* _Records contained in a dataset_
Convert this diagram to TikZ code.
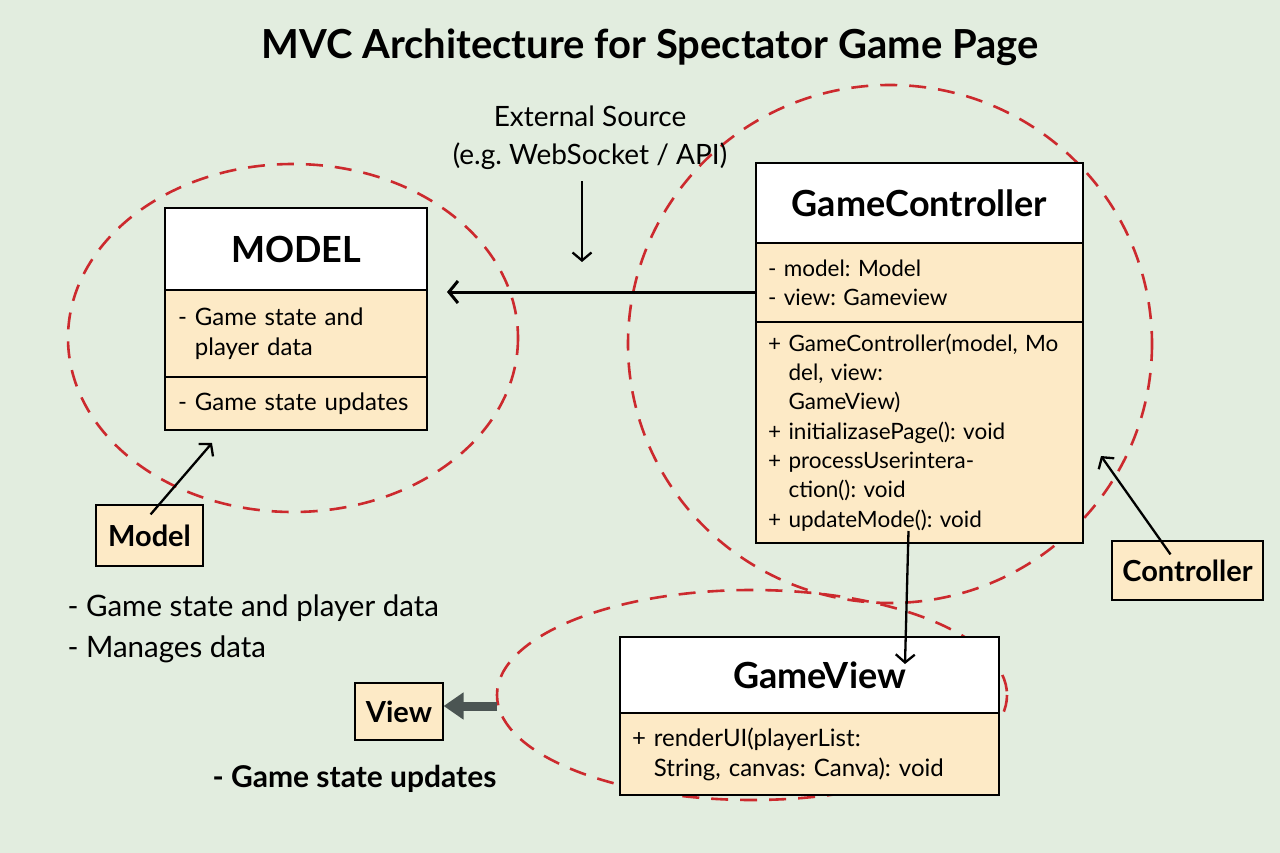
\documentclass[tikz,border=0pt]{standalone}
\usepackage{fontspec}
\setmainfont{Lato}
\usepackage{tikz}
\usetikzlibrary{arrows.meta,positioning}
\frenchspacing
\definecolor{bgmint}{HTML}{E2EDDF}
\definecolor{cream}{HTML}{FDEAC6}
\definecolor{zonered}{HTML}{CC2A2E}
\definecolor{arrowgray}{HTML}{4B5553}
\tikzset {
	classhead/.style={rectangle, draw, fill=white, line width=1.4pt, outer sep=0pt, font=\fontsize{36}{40}\selectfont\bfseries},
	classpart/.style={rectangle, draw, fill=cream, line width=1.4pt, outer sep=0pt, anchor=north, align=left, inner xsep=13pt},
	tagbox/.style={rectangle, draw, fill=cream, line width=1.2pt, font=\fontsize{29}{32}\selectfont\bfseries},
	zone/.style={draw=zonered, line width=2.6pt, dash pattern=on 17pt off 12pt},
	link/.style={draw, line width=3pt, -{Straight Barb[length=9pt,width=22pt]}},
	thinlink/.style={draw, line width=2.3pt, -{Straight Barb[length=8pt,width=19pt]}},
	note/.style={anchor=west, font=\fontsize{29.5}{32}\selectfont}
}
\begin{document}
\begin{tikzpicture}[x=1pt, y=-1pt]
	\fill[bgmint] (0,0) rectangle (1280,853);
	\useasboundingbox (0,0) rectangle (1280,853);

	\node[font=\fontsize{40}{44}\selectfont\bfseries] (title) at (650,47) {MVC Architecture for Spectator Game Page};

	% dashed zones
	\draw[zone] (293,338) ellipse [x radius=225, y radius=174];
	\draw[zone] (890,344) ellipse [x radius=262, y radius=259];
	\draw[zone] (752,695) ellipse [x radius=255, y radius=105];

	% Model class
	\node[classhead, minimum width=262pt, minimum height=82pt, anchor=north west] (modelhead) at (165,208) {MODEL};
	\node[classpart, below=0pt of modelhead, text width=236pt, minimum height=87pt, font=\fontsize{24}{30}\selectfont] (modelattr)
		{- Game state and\\\phantom{- }player data};
	\node[classpart, below=0pt of modelattr, text width=236pt, minimum height=53pt, font=\fontsize{24}{30}\selectfont] (modelops)
		{- Game state updates};

	% Controller class
	\node[classhead, minimum width=327pt, minimum height=80pt, anchor=north west] (ctrlhead) at (756,163) {GameController};
	\node[classpart, below=0pt of ctrlhead, text width=303pt, minimum height=79pt, inner xsep=12pt, font=\fontsize{22.5}{29}\selectfont] (ctrlattr)
		{- model: Model\\- view: Gameview};
	\node[classpart, below=0pt of ctrlattr, text width=303pt, minimum height=221pt, inner xsep=12pt, font=\fontsize{22.5}{29.3}\selectfont] (ctrlops)
		{+ GameController(model, Mo\\\phantom{+ }del, view:\\\phantom{+ }GameView)\\+ initializasePage(): void\\+ processUserintera-\\\phantom{+ }ction(): void\\+ updateMode(): void};

	% View class
	\node[classhead, minimum width=379pt, minimum height=76pt, anchor=north west] (viewhead) at (620,637) {\hspace{20pt}GameView};
	\node[classpart, below=0pt of viewhead, text width=355pt, minimum height=82pt, inner xsep=12pt, font=\fontsize{24}{30}\selectfont] (viewops)
		{+ renderUI(playerList:\\\phantom{+ }String, canvas: Canva): void};

	% role tags
	\node[tagbox, minimum width=107pt, minimum height=61pt] (modeltag) at (149.5,535.5) {Model};
	\node[tagbox, minimum width=88pt, minimum height=57pt] (viewtag) at (399,711.5) {View};
	\node[tagbox, minimum width=151pt, minimum height=59pt] (ctrltag) at (1187.5,570.5) {Controller};

	\node[note] (modelnote) at (64,608) {- Game state and player data};
	\node[note] (modelnote2) at (64,649) {- Manages data};
	\node[note, font=\fontsize{30}{32}\selectfont\bfseries] (viewnote) at (209,779) {- Game state updates};

	\node[align=center, font=\fontsize{28}{38}\selectfont] (extsrc) at (590,138) {External Source\\(e.g. WebSocket / API)};

	% connectors
	\coordinate (modeltip) at (447,292);
	\coordinate (exttip) at (582,262);
	\coordinate (modelpoint) at (212,443);
	\coordinate (ctrlpoint) at (1101,456);
	\coordinate (viewtip) at (905,664);
	\draw[link] (ctrlattr.west |- modeltip) -- (modeltip);
	\draw[thinlink] ([yshift=-8pt]exttip |- extsrc.south) -- (exttip);
	\draw[thinlink] ([xshift=-53pt,yshift=-10pt]modeltag.north east) -- (modelpoint);
	\draw[thinlink] ([xshift=-17pt,yshift=-14pt]ctrltag.north) -- (ctrlpoint);
	\draw[thinlink] ([xshift=-11pt,yshift=12pt]ctrlops.south) -- (viewtip);
	\draw[arrowgray, line width=9pt, -{Triangle[length=20pt,width=26pt]}] (497,706) -- (viewtag.east |- 0,706);
\end{tikzpicture}
\end{document}
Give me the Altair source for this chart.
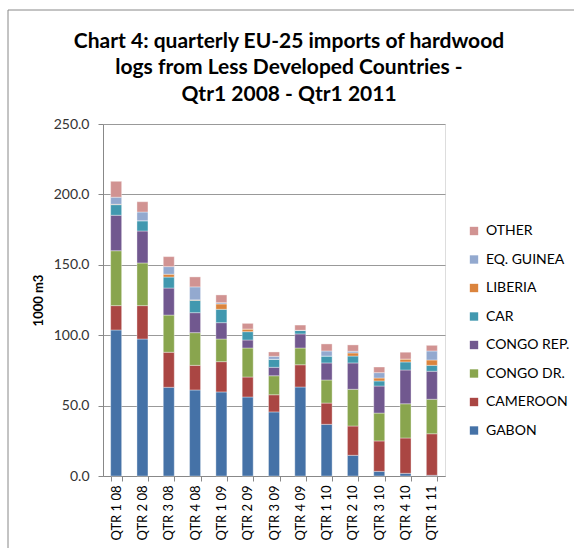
import altair as alt
import pandas as pd

quarters = ["QTR 1 08", "QTR 2 08", "QTR 3 08", "QTR 4 08", "QTR 1 09", "QTR 2 09",
            "QTR 3 09", "QTR 4 09", "QTR 1 10", "QTR 2 10", "QTR 3 10", "QTR 4 10", "QTR 1 11"]

gabon     = [103.7, 97.3, 63.0, 61.1, 59.7, 56.1, 45.5, 63.2, 36.7, 14.7, 3.3, 1.9, 0.5]
cameroon  = [17.3, 23.7, 24.9, 17.5, 21.5, 14.2, 12.2, 15.8, 15.1, 20.8, 21.6, 25.1, 29.5]
congo_dr  = [39.0, 30.3, 26.4, 23.2, 16.1, 20.6, 13.5, 11.9, 16.4, 26.1, 19.8, 24.3, 24.5]
congo_rep = [25.2, 22.7, 19.2, 14.2, 11.6, 5.7, 6.0, 10.0, 12.1, 18.7, 19.2, 24.0, 19.9]
car       = [7.5, 7.3, 7.8, 8.8, 9.5, 5.9, 5.7, 2.6, 4.9, 4.9, 3.6, 5.7, 4.2]
liberia   = [0.3, 0.0, 2.0, 0.3, 3.8, 1.9, 0.0, 0.0, 0.0, 2.2, 2.1, 2.1, 3.8]
eq_guinea = [5.0, 6.2, 5.4, 9.2, 0.9, 0.0, 2.1, 0.0, 3.6, 1.2, 3.8, 0.0, 6.4]
other     = [11.3, 7.3, 7.1, 7.1, 5.5, 4.0, 3.1, 3.7, 5.0, 4.5, 4.0, 4.8, 4.0]

series_names = ["GABON", "CAMEROON", "CONGO DR.", "CONGO REP.", "CAR", "LIBERIA", "EQ. GUINEA", "OTHER"]
series_values = [gabon, cameroon, congo_dr, congo_rep, car, liberia, eq_guinea, other]
series_colors = ["#4572A7", "#AA4643", "#89A54E", "#71588F", "#4198AF", "#DB843D", "#93A9CF", "#D19392"]

rows = []
for si, (name, vals) in enumerate(zip(series_names, series_values)):
    for q, v in zip(quarters, vals):
        rows.append({"quarter": q, "country": name, "value": v, "order": si})
df = pd.DataFrame(rows)

legend_domain = list(reversed(series_names))
legend_colors = list(reversed(series_colors))

font = "Lato"

bars = alt.Chart(df).mark_bar(size=11, stroke="white", strokeWidth=0.6, strokeOpacity=0.6).encode(
    x=alt.X("quarter:N", sort=quarters, title=None,
            scale=alt.Scale(paddingInner=0.58, paddingOuter=0.29),
            axis=alt.Axis(labelAngle=-90, labelAlign="right", labelBaseline="middle",
                          labelFontSize=13, labelColor="#000000", labelFont=font, labelPadding=4,
                          tickBand="extent", tickSize=5, tickColor="#888888",
                          domainColor="#888888", grid=False)),
    y=alt.Y("value:Q", title="1000 m3",
            scale=alt.Scale(domain=[0, 250], nice=False),
            axis=alt.Axis(values=[0, 50, 100, 150, 200, 250], format=".1f",
                          labelFontSize=14, labelColor="#333333", labelFont=font,
                          labelPadding=9, tickSize=5, tickColor="#888888",
                          domainColor="#888888", gridColor="#999999", gridWidth=1,
                          titleFont=font, titleFontSize=13, titleFontWeight="bold",
                          titleColor="#000000", titlePadding=8)),
    color=alt.Color("country:N",
                    scale=alt.Scale(domain=legend_domain, range=legend_colors),
                    legend=alt.Legend(title=None, orient="none", legendX=364, legendY=100,
                                      symbolType="square", symbolSize=70, symbolStrokeWidth=0,
                                      labelFontSize=14, labelFont=font, labelColor="#000000",
                                      rowPadding=14.5, labelOffset=5)),
    order=alt.Order("order:Q", sort="ascending"),
)

# outer chart frame (left and top edges visible in the reference)
frame_src = pd.DataFrame({"k": [0]})
frame_left = alt.Chart(frame_src).mark_rule(color="#888888", strokeWidth=1).encode(
    x=alt.value(-95), y=alt.value(-114), y2=alt.value(480))
frame_top = alt.Chart(frame_src).mark_rule(color="#888888", strokeWidth=1).encode(
    x=alt.value(-95), x2=alt.value(480), y=alt.value(-114))

chart = alt.layer(bars, frame_left, frame_top).properties(
    width=342,
    height=352,
    title=alt.TitleParams(
        ["Chart 4: quarterly EU-25 imports of hardwood",
         "logs from Less Developed Countries -",
         "Qtr1 2008 - Qtr1 2011"],
        font=font, fontSize=21, fontWeight="bold", color="#000000",
        anchor="middle", frame="group", dx=15, offset=-95, lineHeight=26.5),
    autosize=alt.AutoSizeParams(type="none"),
    padding={"left": 103, "top": 124, "right": 129, "bottom": 72},
).configure_view(stroke=None).configure(background="white")

chart.save("out.html", embed_options={"renderer": "svg", "actions": False})
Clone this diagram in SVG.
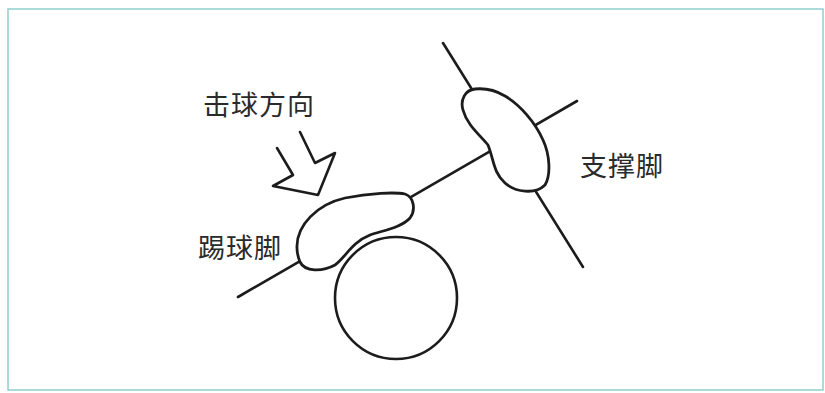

* _What this task involves_
Select all lines in the listing that include the word "diagram".

* _The solution_
Convert this diagram to TikZ code.
Clone this diagram in SVG.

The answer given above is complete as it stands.